Maine’s Supreme Court decided to uphold the use of rank-choice voting, which will be used in the upcoming primary elections. A majority of residents in the state have sent a clear message that they want election reform and the court heeded the demands of the people.
“The court has been clear in their ruling that ranked-choice voting is the law of the land,” Sara Gideon, State House Speaker, said in an interview with the Portland Press Herald.
In rank-choice voting, voters have the power to rank candidates in order of preference. Then, after the first count, if no candidate has the majority vote, the least popular candidate is eliminated. Next the voter’s ballots are added up with the second-ranked candidate and a recount is done. Again, the least popular candidate is eliminated and the recount continues until one candidate has the majority vote, Common Dreams reported.
Fifty-two percent of voters in Maine voted in support of the rank-choice system in a November 2016 ballot initiative, Common Dreams reported, but its implementation was stalled until December 2021 by state lawmakers stating they needed clear direction from legislature before the system could be put in place.

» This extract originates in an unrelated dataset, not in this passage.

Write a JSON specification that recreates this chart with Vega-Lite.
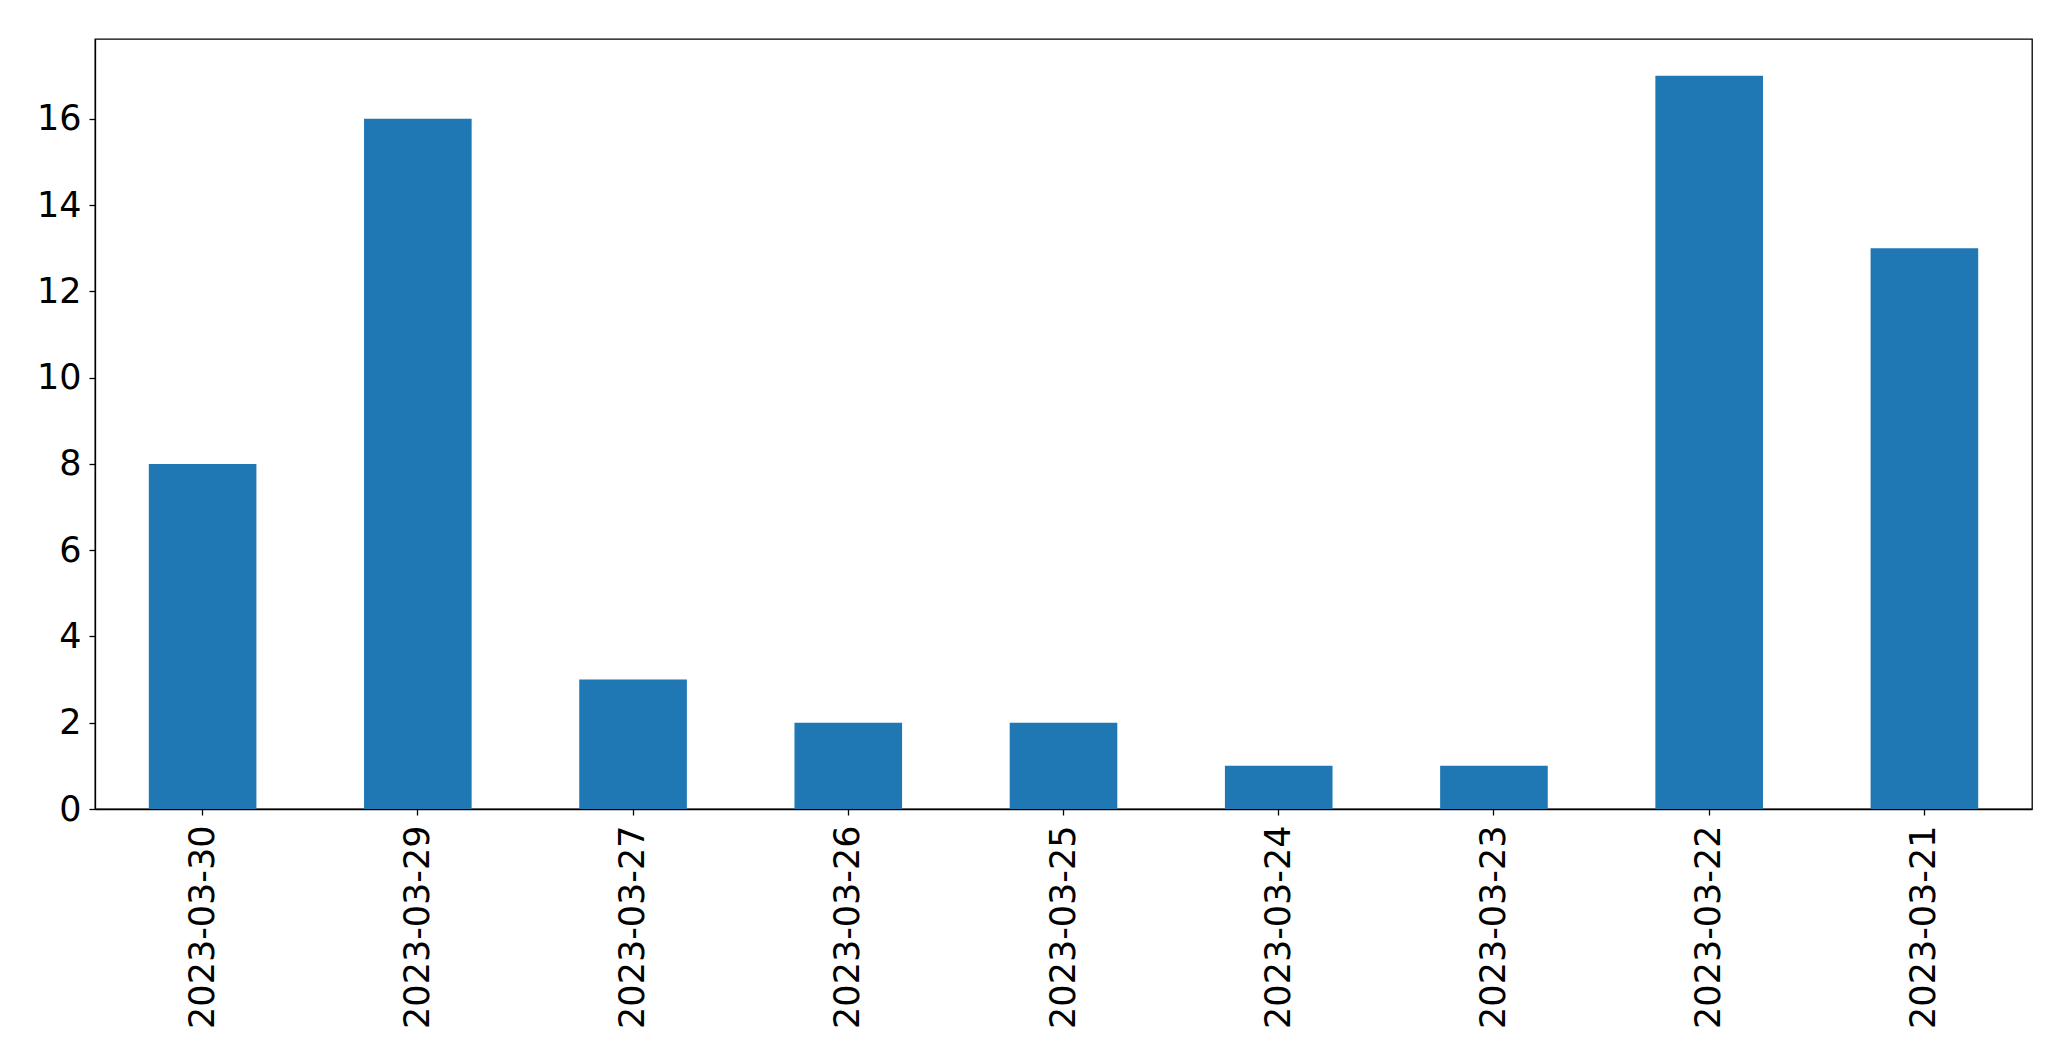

“The Maine legislature has changed or repealed all four of the initiatives passed by Maine voters in 2016,” Kyle Bailey from the Committee for Ranked Choice Voting said in a statement on Tuesday. “Today’s decision by the Maine Supreme Court confirms that the Maine people are sovereign and have the final say.”
Maine’s June 12 primary election “will now make history as the first state election to use ranked-choice voting,” Common Dreams reported. And many system supports believe it will increase voter turnout and proportional representation.